Belin Lecture: James Loeffler: Prisoners of Zion: American Jews, Human Rights, and the Israeli-Palestinian Conflict

When:
March 12, 2019 @ 6:30 pm – 8:00 pm
2019-03-12T18:30:00-04:00
2019-03-12T20:00:00-04:00
Where:
Forum Hall, Palmer Commons
100 Washtenaw Ave.
Ann Arbor
MI 48109

Literati is pleased to partner with the Jean & Samuel Frankel Center for Judiac Studies at the University of Michigan to have copies of Rooted Cosmopolitans: Jews and Human Rights in the Twentieth Century available for purchase. This year’s Belin Lecture is at the Forum Hall Palmer Commons.
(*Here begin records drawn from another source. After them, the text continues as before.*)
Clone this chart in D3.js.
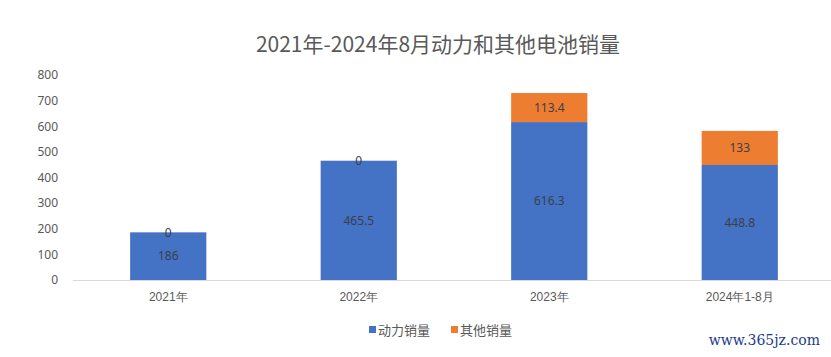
<!DOCTYPE html>
<html><head><meta charset="utf-8">
<script src="https://cdn.jsdelivr.net/npm/d3@7"></script>
<style>body{margin:0;background:#fff;}svg{display:block;font-family:"Noto Sans CJK SC","Noto Sans",sans-serif;}</style>
</head><body>
<svg id="c" width="831" height="357"></svg>
<script>
const categories = ["2021年","2022年","2023年","2024年1-8月"];
const powerSales = [186, 465.5, 616.3, 448.8];
const otherSales = [0, 0, 113.4, 133];
const seriesNames = ["动力销量","其他销量"];
const yTicks = [0,100,200,300,400,500,600,700,800];
const colors = ["#4472C4","#ED7D31"];
const title = "2021年-2024年8月动力和其他电池销量";

const svg = d3.select("#c");
const x = d3.scaleBand().domain(categories).range([73, 835]).paddingInner(0.6).paddingOuter(0.3);
const y = d3.scaleLinear().domain([0, 800]).range([280, 75]);

svg.append("text").attr("x", 438).attr("y", 52).attr("text-anchor","middle")
  .attr("font-size", 21).attr("fill","#595959").text(title);

// y axis labels
const yAxis = svg.append("g").attr("transform","translate(60,0)")
  .call(d3.axisLeft(y).tickValues(yTicks).tickSize(0).tickPadding(2));
yAxis.select(".domain").remove();
yAxis.selectAll("text").attr("font-size",12).attr("fill","#595959").attr("font-family","'Noto Sans', sans-serif");

// x axis
const xAxis = svg.append("g").attr("transform","translate(0,280)")
  .call(d3.axisBottom(x).tickSize(0).tickPadding(12));
xAxis.select(".domain").attr("stroke","#D9D9D9").attr("d","M73,0.5H831");
xAxis.selectAll("text").attr("font-size",12).attr("fill","#595959");

const data = categories.map((c,i)=>({cat:c, p:powerSales[i], o:otherSales[i]}));
const g = svg.append("g");
g.selectAll(".p").data(data).join("rect")
  .attr("x", d=>x(d.cat)).attr("width", x.bandwidth())
  .attr("y", d=>y(d.p)).attr("height", d=>y(0)-y(d.p)).attr("fill", colors[0]);
g.selectAll(".o").data(data).join("rect")
  .attr("x", d=>x(d.cat)).attr("width", x.bandwidth())
  .attr("y", d=>y(d.p+d.o)).attr("height", d=>y(d.p)-y(d.p+d.o)).attr("fill", colors[1]);

g.selectAll(".pl").data(data).join("text")
  .attr("x", d=>x(d.cat)+x.bandwidth()/2).attr("y", d=>(y(0)+y(d.p))/2)
  .attr("dy","0.35em").attr("text-anchor","middle").attr("font-size",12)
  .attr("fill","#3a3f4a").attr("font-family","'Noto Sans', sans-serif").text(d=>d.p);
g.selectAll(".ol").data(data).join("text")
  .attr("x", d=>x(d.cat)+x.bandwidth()/2).attr("y", d=>(y(d.p)+y(d.p+d.o))/2)
  .attr("dy","0.35em").attr("text-anchor","middle").attr("font-size",12)
  .attr("fill","#3a3f4a").attr("font-family","'Noto Sans', sans-serif").text(d=>d.o);

// legend
const legX = [369, 451];
seriesNames.forEach((n,i)=>{
  svg.append("rect").attr("x", legX[i]).attr("y", 326).attr("width",7).attr("height",7).attr("fill",colors[i]);
  svg.append("text").attr("x", legX[i]+9).attr("y", 330).attr("dy","0.35em")
    .attr("font-size",13).attr("fill","#595959").text(n);
});

// watermark
svg.append("text").attr("x", 820).attr("y", 345).attr("text-anchor","end")
  .attr("font-size",14).attr("fill","#1c3a8c").attr("font-family","'DejaVu Serif', serif").text("www.365jz.com");
</script>
</body></html>
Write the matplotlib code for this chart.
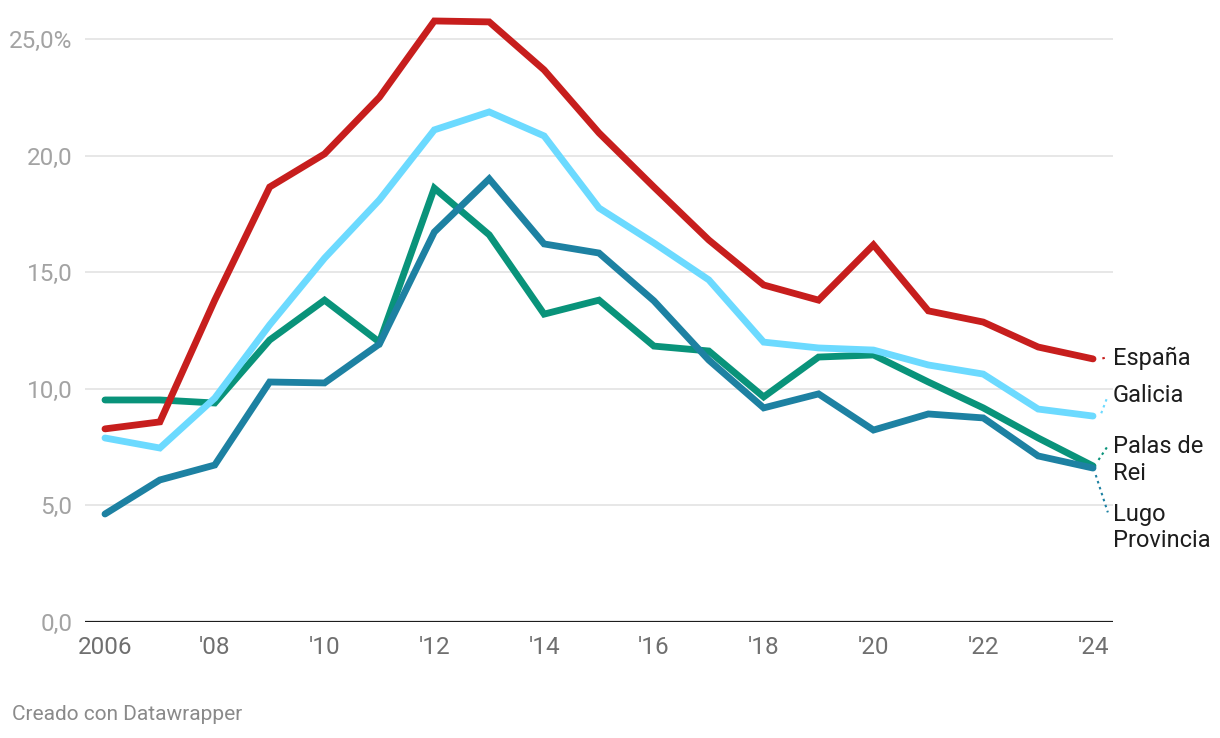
import matplotlib
matplotlib.use('Agg')
import matplotlib.pyplot as plt
import numpy as np

plt.rcParams['font.family'] = ['Roboto', 'DejaVu Sans']

years = list(range(2006, 2025))

espana = [8.28, 8.58, 13.8, 18.65, 20.07, 22.5, 25.77, 25.73, 23.67, 20.97,
          18.65, 16.38, 14.45, 13.8, 16.17, 13.34, 12.86, 11.79, 11.28]
galicia = [7.89, 7.46, 9.6, 12.74, 15.6, 18.1, 21.1, 21.87, 20.84, 17.75,
           16.25, 14.67, 12.0, 11.75, 11.66, 11.02, 10.63, 9.13, 8.83]
palas = [9.52, 9.52, 9.39, 12.09, 13.8, 12.0, 18.6, 16.6, 13.2, 13.8,
         11.83, 11.62, 9.65, 11.36, 11.45, 10.29, 9.18, 7.89, 6.69]
lugo = [4.63, 6.09, 6.73, 10.29, 10.25, 11.92, 16.72, 19.0, 16.21, 15.82,
        13.77, 11.23, 9.18, 9.78, 8.23, 8.92, 8.75, 7.12, 6.6]

yticks = [0, 5, 10, 15, 20, 25]
ytick_labels = ["0,0", "5,0", "10,0", "15,0", "20,0", "25,0%"]
xticks = [2006, 2008, 2010, 2012, 2014, 2016, 2018, 2020, 2022, 2024]
xtick_labels = ["2006", "'08", "'10", "'12", "'14", "'16", "'18", "'20", "'22", "'24"]

# series: name, values, colour, label y, leader start (x, y), leader end y
series = [
    ("Palas de\nRei", palas, "#09937a", 6.95, (2024.1, 6.95), 7.55),
    ("Lugo\nProvincia", lugo, "#1d81a2", 4.05, (2024.05, 6.3), 4.7),
    ("Galicia", galicia, "#6cdaff", 9.7, (2024.15, 8.95), 9.7),
    ("España", espana, "#c71e1d", 11.3, (2024.17, 11.3), 11.36),
]

fig = plt.figure(figsize=(12.2, 7.38), dpi=100)
ax = fig.add_axes([85 / 1220, 116 / 738, 1028 / 1220, 612 / 738])

for name, vals, col, ly, (sx, sy), ey in series:
    ax.plot(years, vals, color=col, lw=4.9, solid_capstyle='round',
            solid_joinstyle='miter', clip_on=False, zorder=3)
    ax.plot([sx, 2024.27], [sy, ey], color=col, lw=1.5, ls=(0, (1.2, 1.8)),
            clip_on=False, zorder=2)
    ax.text(2024.364, ly, name, fontsize=17, color="#1d1d1d", ha='left',
            va='center', linespacing=1.2, clip_on=False)

ax.set_xlim(2005.636, 2024.364)
ax.set_ylim(0, 26.24)

for y in yticks[1:]:
    ax.axhline(y, color="#e3e3e3", lw=1.2, zorder=1)
ax.axhline(0, color="#1d1d1d", lw=1.6, zorder=4)

ax.set_yticks(yticks)
ax.set_yticklabels(ytick_labels)
ax.set_xticks(xticks)
ax.set_xticklabels(xtick_labels)
ax.tick_params(axis='y', length=0, pad=9, labelsize=17.5, labelcolor="#a3a3a3")
ax.tick_params(axis='x', length=0, pad=10, labelsize=17.5, labelcolor="#6f6f6f")
for s in ax.spines.values():
    s.set_visible(False)

fig.text(12 / 1220, 1 - 715 / 738, "Creado con Datawrapper", fontsize=15,
         color="#8a8a8a", ha='left', va='center')

fig.savefig("out.png", dpi=100)
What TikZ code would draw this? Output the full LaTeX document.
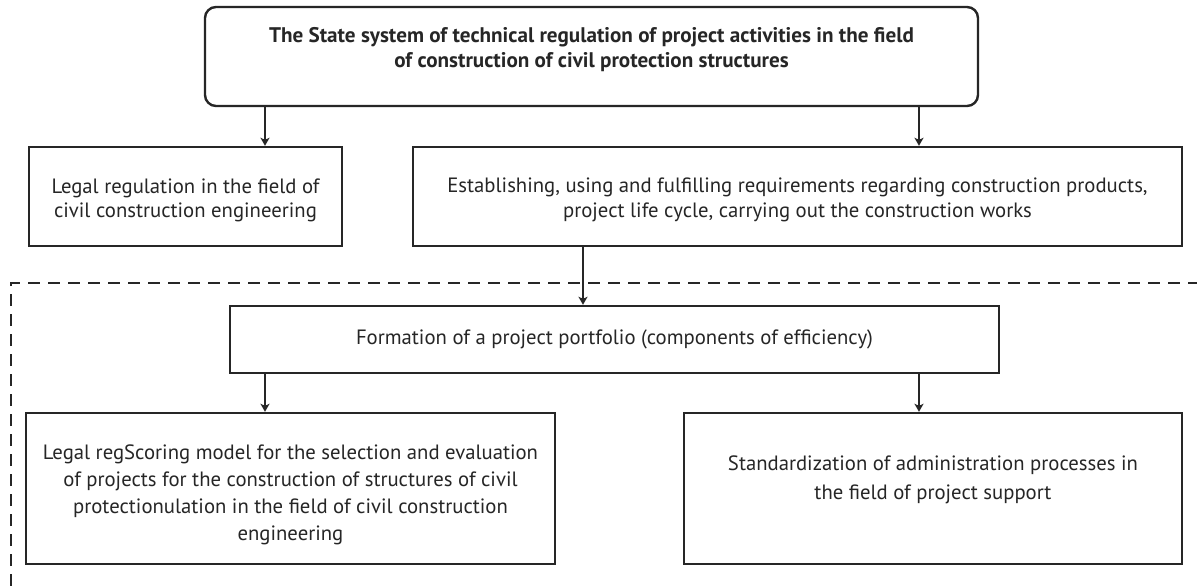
\documentclass[tikz,border=0pt]{standalone}
\usepackage{fontspec}
\setmainfont{PT Sans}
\usetikzlibrary{arrows.meta}
\newlength\mywidth
\begin{document}
\settowidth\mywidth{\fontsize{10pt}{12pt}\selectfont Legal regulation in the field of}%
\pgfmathsetmacro\bodysize{10*268/\mywidth}%
\settowidth\mywidth{\bfseries\fontsize{10pt}{12pt}\selectfont The State system of technical regulation of project activities in the field}%
\pgfmathsetmacro\titlesize{10*645/\mywidth}%
\begin{tikzpicture}[x=1pt,y=-1pt,
  box/.style={draw=black!85, line width=2.4pt, inner sep=0pt},
  txt/.style={align=center, inner sep=0pt, text=black!85,
    font=\fontsize{\bodysize pt}{24pt}\selectfont},
  arr/.style={draw=black!85, line width=1.4pt, -{Stealth[length=8pt,width=9pt,inset=2pt]}},
  frame/.style={draw=black!85, line width=1.6pt, dash pattern=on 12pt off 8pt}
]
\useasboundingbox[fill=white] (0,0) rectangle (1197,586);
% boxes
\node[box, rounded corners=11pt, minimum width=773pt, minimum height=99pt] (top) at (591.5,56.5) {};
\node[box, minimum width=313pt, minimum height=99pt] (left) at (185.5,196.5) {};
\node[box, minimum width=769pt, minimum height=99pt] (right) at (797.5,196.5) {};
\node[box, minimum width=769pt, minimum height=67pt] (form) at (614.5,339.5) {};
\node[box, minimum width=529pt, minimum height=151pt] (bl) at (290.5,488.5) {};
\node[box, minimum width=498pt, minimum height=151pt] (br) at (933,488.5) {};
% texts
\node[txt, font=\bfseries\fontsize{\titlesize pt}{25pt}\selectfont] (toptxt) at (591.5,50)
  {The State system of technical regulation of project activities in the field\\of construction of civil protection structures};
\node[txt] (lefttxt) at (185.5,200)
  {Legal regulation in the field of\\civil construction engineering};
\node[txt, font=\fontsize{\bodysize pt}{25pt}\selectfont] (righttxt) at (797.5,200)
  {Establishing, using and fulfilling requirements regarding construction products,\\project life cycle, carrying out the construction works};
\node[txt] (formtxt) at (614.5,339.5)
  {Formation of a project portfolio (components of efficiency)};
\node[txt, font=\fontsize{\bodysize pt}{27pt}\selectfont] (bltxt) at (290.5,495)
  {Legal regScoring model for the selection and evaluation\\of projects for the construction of structures of civil\\protectionulation in the field of civil construction\\engineering};
\node[txt, font=\fontsize{\bodysize pt}{29pt}\selectfont] (brtxt) at (933,480)
  {Standardization of administration processes in\\the field of project support};
% dashed frame
\coordinate (f1) at (11,586);
\coordinate (f2) at (11,283);
\coordinate (f3) at (1197,283);
\draw[frame] (f1) -- (f2) -- (f3);
% arrows
\coordinate (x1) at (265,0);
\coordinate (x2) at (919,0);
\coordinate (x3) at (583,0);
\draw[arr] (top.south -| x1) -- (left.north -| x1);
\draw[arr] (top.south -| x2) -- (right.north -| x2);
\draw[arr] (right.south -| x3) -- (form.north -| x3);
\draw[arr] (form.south -| x1) -- (bl.north -| x1);
\draw[arr] (form.south -| x2) -- (br.north -| x2);
\end{tikzpicture}
\end{document}
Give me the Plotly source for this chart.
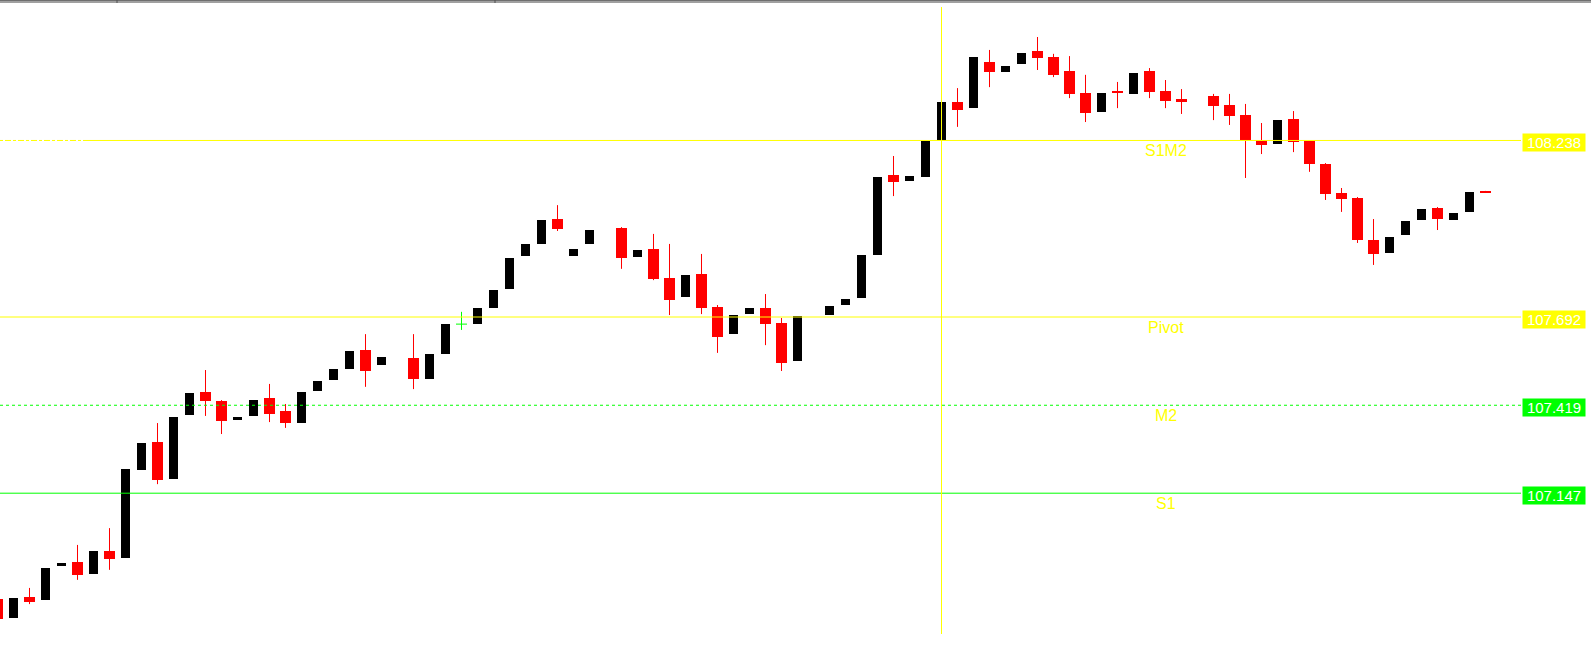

29th David W. Belin Lecture in American Jewish Affairs

2018 marks the 70th anniversary of two momentous events in 20th-century history: the birth of the State of Israel and the creation of the Universal Declaration of Human Rights. Both remain tied together in the ongoing debates about the Israeli-Palestinian conflict, global antisemitism, and American foreign policy. Yet today American Jews are increasingly divided on the subject of Israel and human rights. Many on the Jewish Right and the Jewish Left increasingly imagine Zionism and international human rights as intrinsically incompatible – though they differ in their reasoning. Drawing on his recent book, Rooted Cosmopolitans, Professor Loeffler will discuss the deeper historical roots of this divide and its implications for the future of American Jewish politics.

James Loeffler is associate professor of history and Jewish studies at the University of Virginia and former Robert A. Savitt Fellow at the Mandel Center for Advanced Holocaust Studies of the United States Holocaust Memorial Museum.